## start Material for this exercise
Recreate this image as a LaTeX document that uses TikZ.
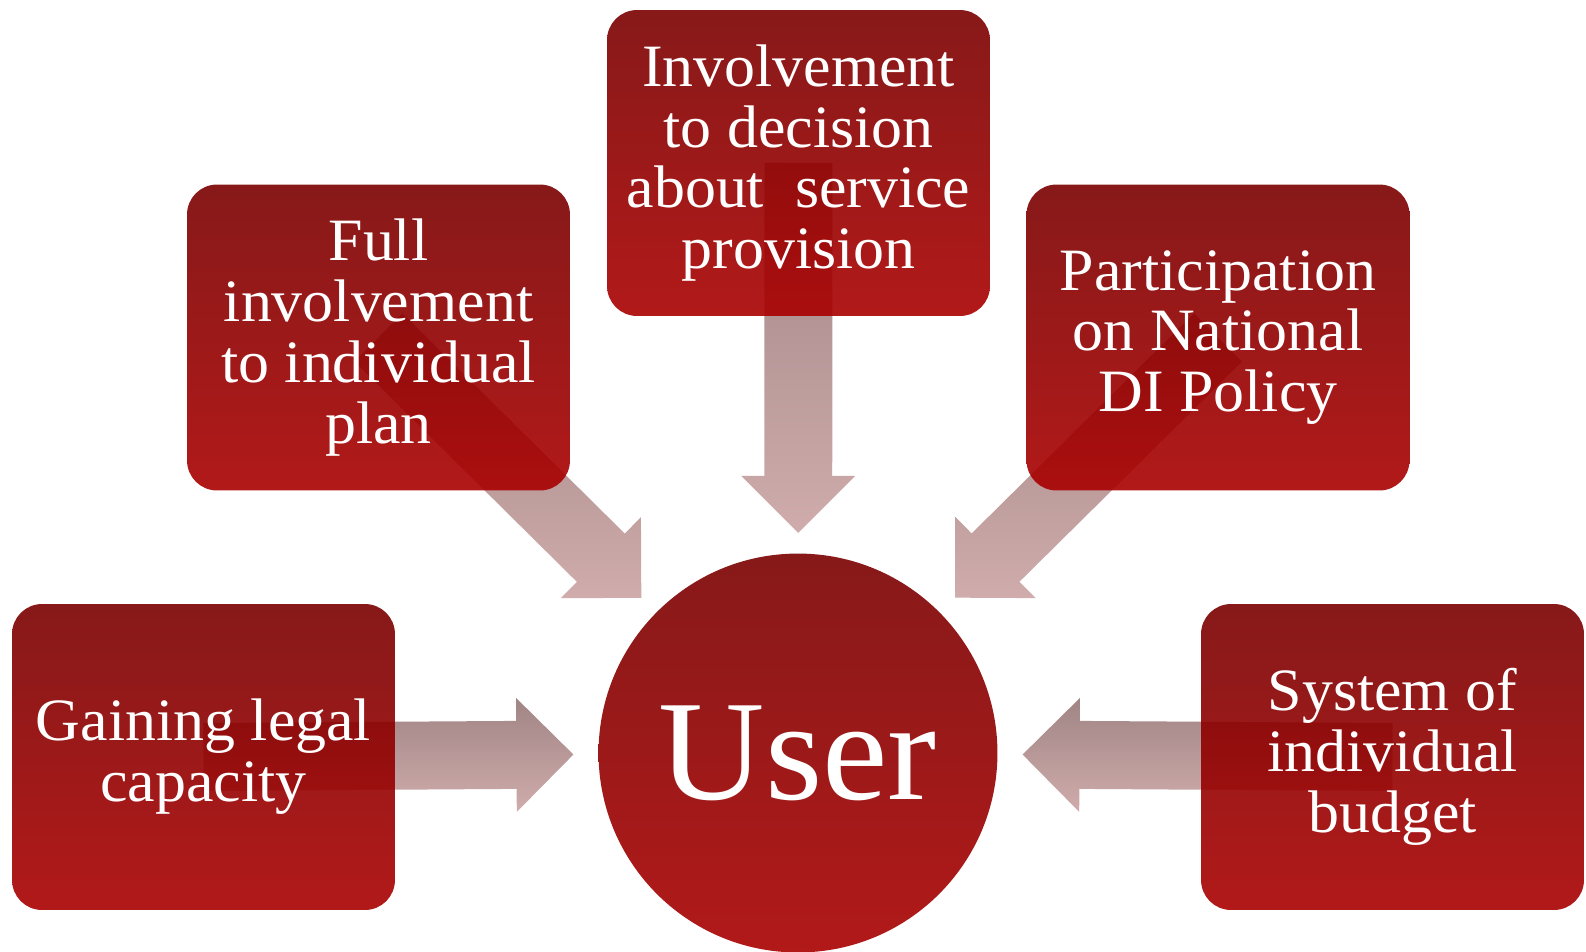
\documentclass[tikz,border=0pt]{standalone}
\usepackage{fontspec}
\setmainfont[FakeStretch=1.03]{Liberation Serif}
\usetikzlibrary{calc,backgrounds}
\definecolor{boxtop}{RGB}{123,0,0}
\definecolor{boxbot}{RGB}{170,0,0}
\definecolor{flowtop}{RGB}{160,132,132}
\definecolor{flowbot}{RGB}{208,172,172}

\begin{document}
\begin{tikzpicture}[
    x=0.02cm, y=-0.02cm,
    item/.style={rectangle, rounded corners=0.6cm, minimum width=7.66cm, minimum height=6.12cm, inner sep=0pt, top color=boxtop, bottom color=boxbot, fill opacity=0.9, text opacity=1, text=white, align=center, font=\fontsize{34.2pt}{34.6pt}\selectfont},
    hub/.style={circle, minimum size=7.98cm, inner sep=0pt, top color=boxtop, bottom color=boxbot, fill opacity=0.9, text opacity=1, text=white, font=\fontsize{81.4pt}{81.4pt}\selectfont},
    flow/.style={top color=flowtop, bottom color=flowbot},
]
    \useasboundingbox (0,0) rectangle (1586,951);

    \node[hub] (user) at (798,753) {User};
    \node[item] (decision) at (798.5,163) {Involvement\\to decision\\about~ service\\provision};
    \node[item] (plan) at (378.5,337.5) {Full\\involvement\\to individual\\plan};
    \node[item] (policy) at (1218,337.5) {Participation\\on National\\DI Policy};
    \node[item] (capacity) at (203.5,757) {Gaining legal\\capacity};
    \node[item] (budget) at (1392.5,757) {System of\\individual\\budget};

    % Block arrows from each box towards the user, kept under the boxes
    \begin{scope}[on background layer]
        \fill[white] (0,0) rectangle (1586,951);
        \foreach \b in {decision,plan,policy,capacity,budget} {
            \coordinate (\b-s) at ($(\b.center)!6.26cm!(user.center)$);
            \coordinate (\b-t) at ($(\b.center)!7.4cm!(user.center)$);
            \path[flow] ($(\b.center)!0.68cm!90:(user.center)$) -- ($(\b-s)!0.68cm!90:(user.center)$)
                -- ($(\b-s)!1.14cm!90:(user.center)$) -- (\b-t) -- ($(\b-s)!1.14cm!-90:(user.center)$)
                -- ($(\b-s)!0.68cm!-90:(user.center)$) -- ($(\b.center)!0.68cm!-90:(user.center)$) -- cycle;
        }
    \end{scope}
\end{tikzpicture}
\end{document}
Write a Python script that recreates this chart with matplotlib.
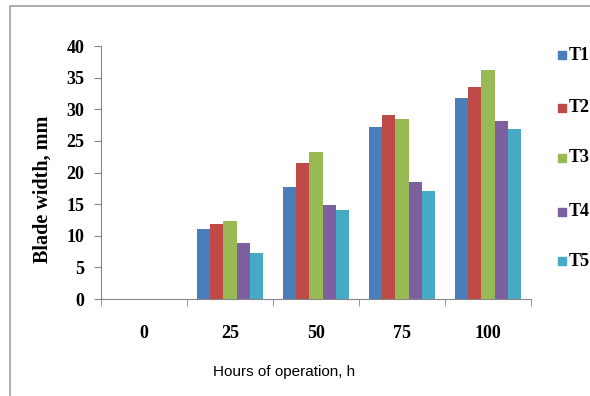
import matplotlib
matplotlib.use("Agg")
from matplotlib import pyplot as plt
from matplotlib.patches import Rectangle
import numpy as np

hours = ['0', '25', '50', '75', '100']
series = ['T1', 'T2', 'T3', 'T4', 'T5']
T1 = [0, 11.0, 17.7, 27.2, 31.8]
T2 = [0, 11.8, 21.5, 29.1, 33.5]
T3 = [0, 12.3, 23.2, 28.4, 36.2]
T4 = [0, 8.8, 14.8, 18.5, 28.1]
T5 = [0, 7.3, 14.1, 17.1, 26.9]
colors = ['#4a7ebb', '#be4b48', '#98b954', '#7d60a0', '#46aac5']

serif = ['Liberation Serif', 'DejaVu Serif']

fig = plt.figure(figsize=(5.9, 3.96), dpi=100)
ax = fig.add_axes([101/590, 1-299/396, 430/590, 253/396])

x = np.arange(len(hours))
w = 0.153
data = [T1, T2, T3, T4, T5]
for i, vals in enumerate(data):
    ax.bar(x + (i - 2) * w, vals, w, color=colors[i], label=series[i], zorder=3)

ax.set_xlim(-0.5, 4.5)
ax.set_ylim(0, 40)
ax.set_yticks(range(0, 41, 5))
ax.set_xticks(x)
ax.set_xticklabels(hours)
ax.set_xticks(np.arange(-0.5, 4.6, 1), minor=True)
ax.tick_params(axis='x', which='major', length=0, pad=19)
ax.tick_params(axis='x', which='minor', length=5, color='#868686')
ax.tick_params(axis='y', length=5, color='#868686', pad=7)
for lab in ax.get_xticklabels() + ax.get_yticklabels():
    lab.set_fontfamily(serif)
    lab.set_fontweight('bold')
    lab.set_fontsize(13)
for s in ['top', 'right']:
    ax.spines[s].set_visible(False)
for s in ['left', 'bottom']:
    ax.spines[s].set_color('#868686')

ax.set_ylabel('Blade width, mm', fontfamily=serif, fontweight='bold', fontsize=14.5)
ax.yaxis.set_label_coords(-(101 - 43) / 430, (299 - 189) / 253)
ax.yaxis.label.set_va('center')
ax.set_xlabel('Hours of operation, h', fontfamily=['Liberation Sans', 'DejaVu Sans'], fontsize=11)
ax.xaxis.set_label_coords((284 - 101) / 430, -(372 - 299) / 253)
ax.xaxis.label.set_va('center')

# legend drawn as separate entries down the right side
ly = [55, 108, 158, 212, 261]
for i, name in enumerate(series):
    yy = 1 - ly[i] / 396
    fig.patches.append(Rectangle((558/590, yy - 4/396), 8/590, 8/396,
                                 transform=fig.transFigure, color=colors[i], figure=fig))
    fig.text(569/590, yy, name, fontfamily=serif, fontweight='bold', fontsize=13,
             va='center', ha='left')

# outer chart border (left and top visible)
fig.patches.append(Rectangle((10/590, -0.1), 1.2, 1 - 6/396 + 0.1, transform=fig.transFigure,
                             fill=False, edgecolor='#a0a0a0', linewidth=1.2, figure=fig))

fig.savefig('out.png', dpi=100)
## end Material for this exercise
• **Work to do**:
Leave the pictures out and reproduce each record exactly as written.

• **Solution**:
Recreate this image as a LaTeX document that uses TikZ.
\documentclass[tikz,border=0pt]{standalone}
\usepackage{fontspec}
\setmainfont[FakeStretch=1.03]{Liberation Serif}
\usetikzlibrary{calc,backgrounds}
\definecolor{boxtop}{RGB}{123,0,0}
\definecolor{boxbot}{RGB}{170,0,0}
\definecolor{flowtop}{RGB}{160,132,132}
\definecolor{flowbot}{RGB}{208,172,172}

\begin{document}
\begin{tikzpicture}[
    x=0.02cm, y=-0.02cm,
    item/.style={rectangle, rounded corners=0.6cm, minimum width=7.66cm, minimum height=6.12cm, inner sep=0pt, top color=boxtop, bottom color=boxbot, fill opacity=0.9, text opacity=1, text=white, align=center, font=\fontsize{34.2pt}{34.6pt}\selectfont},
    hub/.style={circle, minimum size=7.98cm, inner sep=0pt, top color=boxtop, bottom color=boxbot, fill opacity=0.9, text opacity=1, text=white, font=\fontsize{81.4pt}{81.4pt}\selectfont},
    flow/.style={top color=flowtop, bottom color=flowbot},
]
    \useasboundingbox (0,0) rectangle (1586,951);

    \node[hub] (user) at (798,753) {User};
    \node[item] (decision) at (798.5,163) {Involvement\\to decision\\about~ service\\provision};
    \node[item] (plan) at (378.5,337.5) {Full\\involvement\\to individual\\plan};
    \node[item] (policy) at (1218,337.5) {Participation\\on National\\DI Policy};
    \node[item] (capacity) at (203.5,757) {Gaining legal\\capacity};
    \node[item] (budget) at (1392.5,757) {System of\\individual\\budget};

    % Block arrows from each box towards the user, kept under the boxes
    \begin{scope}[on background layer]
        \fill[white] (0,0) rectangle (1586,951);
        \foreach \b in {decision,plan,policy,capacity,budget} {
            \coordinate (\b-s) at ($(\b.center)!6.26cm!(user.center)$);
            \coordinate (\b-t) at ($(\b.center)!7.4cm!(user.center)$);
            \path[flow] ($(\b.center)!0.68cm!90:(user.center)$) -- ($(\b-s)!0.68cm!90:(user.center)$)
                -- ($(\b-s)!1.14cm!90:(user.center)$) -- (\b-t) -- ($(\b-s)!1.14cm!-90:(user.center)$)
                -- ($(\b-s)!0.68cm!-90:(user.center)$) -- ($(\b.center)!0.68cm!-90:(user.center)$) -- cycle;
        }
    \end{scope}
\end{tikzpicture}
\end{document}
Write a Python script that recreates this chart with matplotlib.
import matplotlib
matplotlib.use("Agg")
from matplotlib import pyplot as plt
from matplotlib.patches import Rectangle
import numpy as np

hours = ['0', '25', '50', '75', '100']
series = ['T1', 'T2', 'T3', 'T4', 'T5']
T1 = [0, 11.0, 17.7, 27.2, 31.8]
T2 = [0, 11.8, 21.5, 29.1, 33.5]
T3 = [0, 12.3, 23.2, 28.4, 36.2]
T4 = [0, 8.8, 14.8, 18.5, 28.1]
T5 = [0, 7.3, 14.1, 17.1, 26.9]
colors = ['#4a7ebb', '#be4b48', '#98b954', '#7d60a0', '#46aac5']

serif = ['Liberation Serif', 'DejaVu Serif']

fig = plt.figure(figsize=(5.9, 3.96), dpi=100)
ax = fig.add_axes([101/590, 1-299/396, 430/590, 253/396])

x = np.arange(len(hours))
w = 0.153
data = [T1, T2, T3, T4, T5]
for i, vals in enumerate(data):
    ax.bar(x + (i - 2) * w, vals, w, color=colors[i], label=series[i], zorder=3)

ax.set_xlim(-0.5, 4.5)
ax.set_ylim(0, 40)
ax.set_yticks(range(0, 41, 5))
ax.set_xticks(x)
ax.set_xticklabels(hours)
ax.set_xticks(np.arange(-0.5, 4.6, 1), minor=True)
ax.tick_params(axis='x', which='major', length=0, pad=19)
ax.tick_params(axis='x', which='minor', length=5, color='#868686')
ax.tick_params(axis='y', length=5, color='#868686', pad=7)
for lab in ax.get_xticklabels() + ax.get_yticklabels():
    lab.set_fontfamily(serif)
    lab.set_fontweight('bold')
    lab.set_fontsize(13)
for s in ['top', 'right']:
    ax.spines[s].set_visible(False)
for s in ['left', 'bottom']:
    ax.spines[s].set_color('#868686')

ax.set_ylabel('Blade width, mm', fontfamily=serif, fontweight='bold', fontsize=14.5)
ax.yaxis.set_label_coords(-(101 - 43) / 430, (299 - 189) / 253)
ax.yaxis.label.set_va('center')
ax.set_xlabel('Hours of operation, h', fontfamily=['Liberation Sans', 'DejaVu Sans'], fontsize=11)
ax.xaxis.set_label_coords((284 - 101) / 430, -(372 - 299) / 253)
ax.xaxis.label.set_va('center')

# legend drawn as separate entries down the right side
ly = [55, 108, 158, 212, 261]
for i, name in enumerate(series):
    yy = 1 - ly[i] / 396
    fig.patches.append(Rectangle((558/590, yy - 4/396), 8/590, 8/396,
                                 transform=fig.transFigure, color=colors[i], figure=fig))
    fig.text(569/590, yy, name, fontfamily=serif, fontweight='bold', fontsize=13,
             va='center', ha='left')

# outer chart border (left and top visible)
fig.patches.append(Rectangle((10/590, -0.1), 1.2, 1 - 6/396 + 0.1, transform=fig.transFigure,
                             fill=False, edgecolor='#a0a0a0', linewidth=1.2, figure=fig))

fig.savefig('out.png', dpi=100)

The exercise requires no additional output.